# Thread: trig help

1. ## trig help

In my work they are asking for the exact values of $\frac{\Pi}{8}$ in all forms: Sin, Cos, Tan and recipricols by using double angle formula's. Sin and Cos of $\frac{\Pi}{8}$ make sense but i have a query involving Tan and Cotan.

i have figured out that $sin\frac{\Pi}{8} = \frac{-\sqrt2+2}{2}$

i have also figured out that $cos\frac{\Pi}{8} = \frac{\sqrt2+2}{2}$

How would i go about figuring out $Tan\frac{\Pi}{8}$, Using the respective double angle formula didn't work so now i am stumped. Also i don't know at which point i should switch the numerator and denominator for Recipricol functions

$Cosec(\frac{\Pi}{8}) = \frac{1}{Sin\frac{\Pi}{8}}$

$= \frac{1}{\frac{-\sqrt2+2}{2}} = \frac{2}{-\sqrt2+2}$ and times by the conjugate to get the answer?

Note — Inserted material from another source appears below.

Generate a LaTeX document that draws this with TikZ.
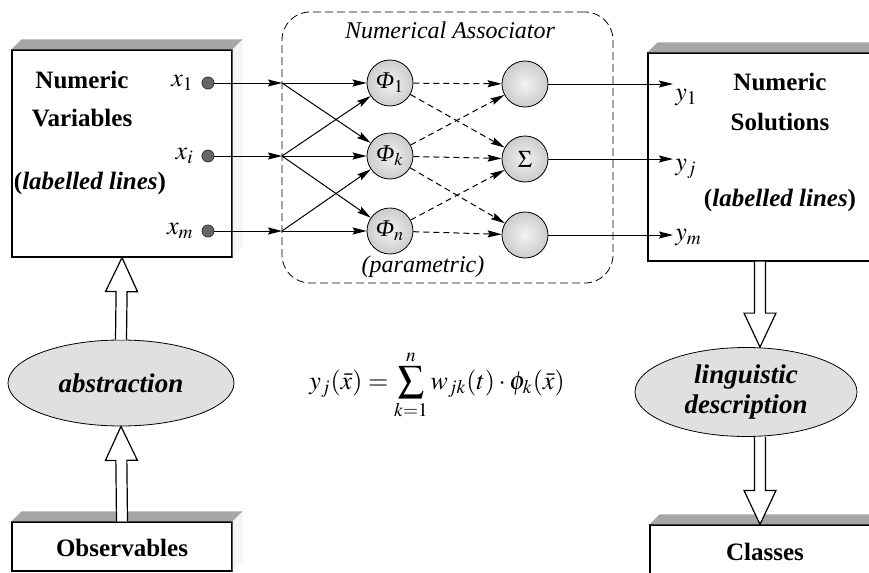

any help would greatly boost my confidence

2. Originally Posted by SirNostalgic
In my work they are asking for the exact values of $\frac{\Pi}{8}$ in all forms: Sin, Cos, Tan and recipricols by using double angle formula's. Sin and Cos of $\frac{\Pi}{8}$ make sense but i have a query involving Tan and Cotan.

i have figured out that $sin\frac{\Pi}{8} = \frac{-\sqrt2+2}{2}$

i have also figured out that $cos\frac{\Pi}{8} = \frac{\sqrt2+2}{2}$

How would i go about figuring out $Tan\frac{\Pi}{8}$, Using the respective double angle formula didn't work so now i am stumped. Also i don't know at which point i should switch the numerator and denominator for Recipricol functions

$Cosec(\frac{\Pi}{8}) = \frac{1}{Sin\frac{\Pi}{8}}$

$= \frac{1}{\frac{-\sqrt2+2}{2}} = \frac{2}{-\sqrt2+2}$ and times by the conjugate to get the answer?

any help would greatly boost my confidence
The sine one is done here. But you only need to get one of sine or cos using the double angle formula - all the others can be got using the Pythagorean Identity.

3. so since Sin = O/H i should put those values on a triangle and use pythagoras to figure out the adjacent?

and this should give me the values of the rest?